There are two easy outs from the purview of the SEC: an investment that is mainly for consumption (e.g. a house in a sectional title development in which one intends to live), or a currency – even if there is a clear expectation of profit on the part of the investor. Even the government has to admit that people generally do not buy things in the expectation of making a loss! Extensive litigation around what constitutes a security has taken place and, confusingly, various circuits of the US federal courts have taken slightly different views on this. The three parts of the Howey test on which they agree are that their must be an investment of money, an expectation of profit and that this must be solely through the efforts of a promoter or third party.

Maria, the Chinchilla.
Photographed by her proud
owner in June 2005
The fourth part of the Howey test involves common enterprise which means that there might be pooling of the resources contributed by purchasers of the contract or token being offered and a link between the putative investor's returns and the efforts of the promoter. The link is clear in the case of shares or, as the court determined, possibly chinchillas as in Miller v. Cent. Chinchilla Group, Inc. (8th Cir. 1974) which determined that offering chinchillas for breeding with a guaranteed buy-back of $100 per pair did indeed constitute a securities offering.
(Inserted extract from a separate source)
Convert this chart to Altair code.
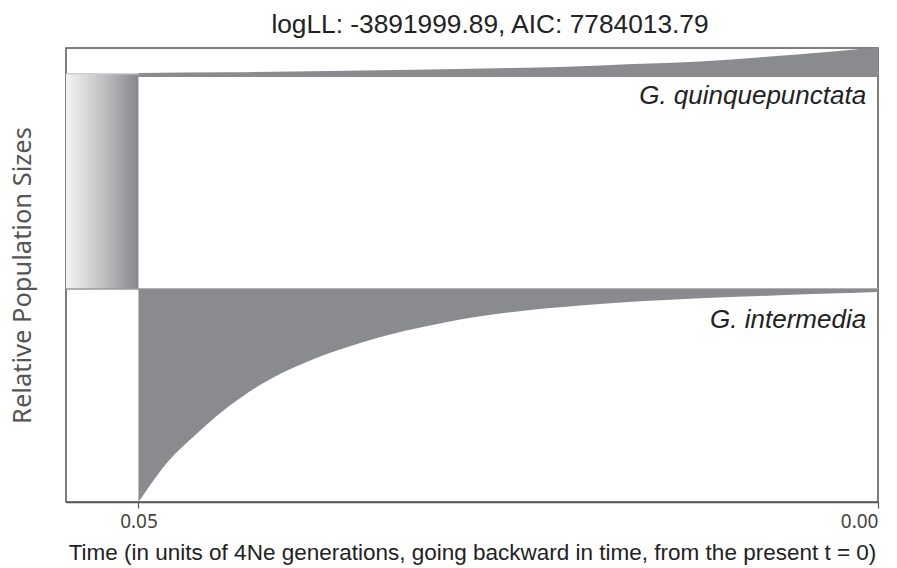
import altair as alt
import pandas as pd

# ---- data ----
T_MAX = 0.0549           # left edge of the time axis
T_SPLIT = 0.05           # split time
ANC_LOW, ANC_HIGH = 1.0, 2.01   # ancestral population band (relative units)
POP2_TOP = 1.0           # G. intermedia band top
POP1_BASE = 1.995        # G. quinquepunctata band base

pop2_t = [0.05, 0.04939, 0.04831, 0.04601, 0.04378, 0.04155, 0.03926, 0.03703,
          0.03480, 0.02912, 0.02466, 0.02014, 0.01608, 0.01203, 0.00797,
          0.00392, 0.0]
pop2_size = [1.0, 0.939, 0.836, 0.676, 0.545, 0.441, 0.362, 0.300, 0.249,
             0.155, 0.108, 0.078, 0.058, 0.044, 0.033, 0.023, 0.014]

pop1_t = [0.05, 0.04378, 0.03703, 0.03027, 0.02486, 0.02101, 0.01655, 0.01203,
          0.00750, 0.00304, 0.00122, 0.0]
pop1_size = [0.019, 0.022, 0.028, 0.035, 0.042, 0.048, 0.061, 0.073, 0.095,
             0.119, 0.131, 0.136]

labels = ["G. quinquepunctata", "G. intermedia"]
label_t = [0.0008, 0.0008]
label_y = [1.869, 0.817]

title_text = "logLL: -3891999.89, AIC: 7784013.79"
x_title = "Time (in units of 4Ne generations, going backward in time, from the present t = 0)"
y_title = "Relative Population Sizes"
x_ticks = [0.05, 0.0]

GRAY = "#8a8b8f"

pop2 = pd.DataFrame({"t": pop2_t, "size": pop2_size})
pop2["lo"] = POP2_TOP - pop2["size"]
pop2["hi"] = POP2_TOP
pop1 = pd.DataFrame({"t": pop1_t, "size": pop1_size})
pop1["lo"] = POP1_BASE
pop1["hi"] = POP1_BASE + pop1["size"]
anc = pd.DataFrame({"t0": [T_MAX], "t1": [T_SPLIT], "y0": [ANC_LOW], "y1": [ANC_HIGH]})
rules = pd.DataFrame({"y": [ANC_HIGH, POP2_TOP], "c": ["#cfcfcf", "#9a9a9a"]})
lab = pd.DataFrame({"label": labels, "t": label_t, "y": label_y})

xscale = alt.Scale(domain=[0, T_MAX], reverse=True, nice=False, zero=False)
yscale = alt.Scale(domain=[0, 2.131], nice=False, zero=False)

xaxis = alt.Axis(values=x_ticks, format=".2f", title=x_title, grid=False,
                 labelFont="Noto Sans", labelFontSize=19, labelColor="#444",
                 labelPadding=4, tickColor="#555", tickSize=6, tickWidth=1.2,
                 domainColor="#555", domainWidth=1.5,
                 titleFont="Liberation Sans", titleFontSize=22.5, titleFontWeight="normal",
                 titleColor="#222", titlePadding=10)
yaxis = alt.Axis(labels=False, ticks=False, domain=False, grid=False, title=y_title,
                 titleFont="Noto Sans", titleFontSize=25.5, titleFontWeight="normal",
                 titleColor="#555", titlePadding=31)

base_x = alt.X("t:Q", scale=xscale, axis=xaxis)

anc_layer = alt.Chart(anc).mark_rect(
    fill=alt.Gradient(gradient="linear",
                      stops=[alt.GradientStop(offset=0, color="#f4f4f4"),
                             alt.GradientStop(offset=0.5, color="#c2c2c5"),
                             alt.GradientStop(offset=1, color="#86878b")],
                      x1=0, x2=1, y1=0, y2=0)
).encode(
    x=alt.X("t0:Q", scale=xscale, axis=xaxis), x2="t1:Q",
    y=alt.Y("y0:Q", scale=yscale, axis=yaxis), y2="y1:Q")

rule_layer = alt.Chart(rules).mark_rule(strokeWidth=1.5).encode(
    y=alt.Y("y:Q", scale=yscale), color=alt.Color("c:N", scale=None))

pop2_layer = alt.Chart(pop2).mark_area(color=GRAY, interpolate="monotone").encode(
    x=base_x, y=alt.Y("lo:Q", scale=yscale), y2="hi:Q")

pop1_layer = alt.Chart(pop1).mark_area(color=GRAY, interpolate="monotone", clip=True).encode(
    x=base_x, y=alt.Y("hi:Q", scale=yscale), y2="lo:Q")

text_layer = alt.Chart(lab).mark_text(
    align="right", baseline="alphabetic", font="Liberation Sans", fontSize=26,
    fontStyle="italic", color="#222").encode(
    x=alt.X("t:Q", scale=xscale), y=alt.Y("y:Q", scale=yscale), text="label:N")

chart = alt.layer(anc_layer, rule_layer, pop2_layer, pop1_layer, text_layer).properties(
    width=812, height=454,
    title=alt.TitleParams(title_text, font="Liberation Sans", fontSize=26.3,
                          fontWeight="normal", color="#222", anchor="middle",
                          offset=10, dx=18),
    autosize=alt.AutoSizeParams(type="none"),
    padding={"left": 58, "top": 40, "right": 11, "bottom": 66},
).configure_view(stroke="#555", strokeWidth=1.5)

chart.save("out.html", embed_options={"renderer": "svg", "actions": False})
It seems clear that the operations of Ripple Labs are funded to a large extent through sales of XRP but on the other hand, XRP has been traded and used as an ordinary cryptocurrency on exchanges for many years. Its fluctuation in value has also been correlated to a significant extent (around 0,3) with that of Bitcoin. To me, this suggests that any expectation of profit from ownership is significantly related to the general view on crypto and definitely not solely to the efforts of Ripple Lab.

It is not at all clear whether the SEC's case against Ripple will fail and, certainly, certain token offerings definitely have the character of a securities offering. However, I can also see the possibility of a Ripple test emerging from this which covers instruments which 

  • have some aspect of a currency (by behaving similarly to Bitcoin),
  • are weak on commonality of enterprise (since there is no explicit claim, in the case of XRP, on the profits of the enterprise that arise from anything other than the promoters' possibly continued holding of some XRP themselves) and
  • where profit is clearly not (therefore) solely from the efforts of the promoter or third party.

It would be a shame if great innovators like Ripple Labs were shackled by the fear of SEC prosecution through an overly zealous interpretation of the Howey test.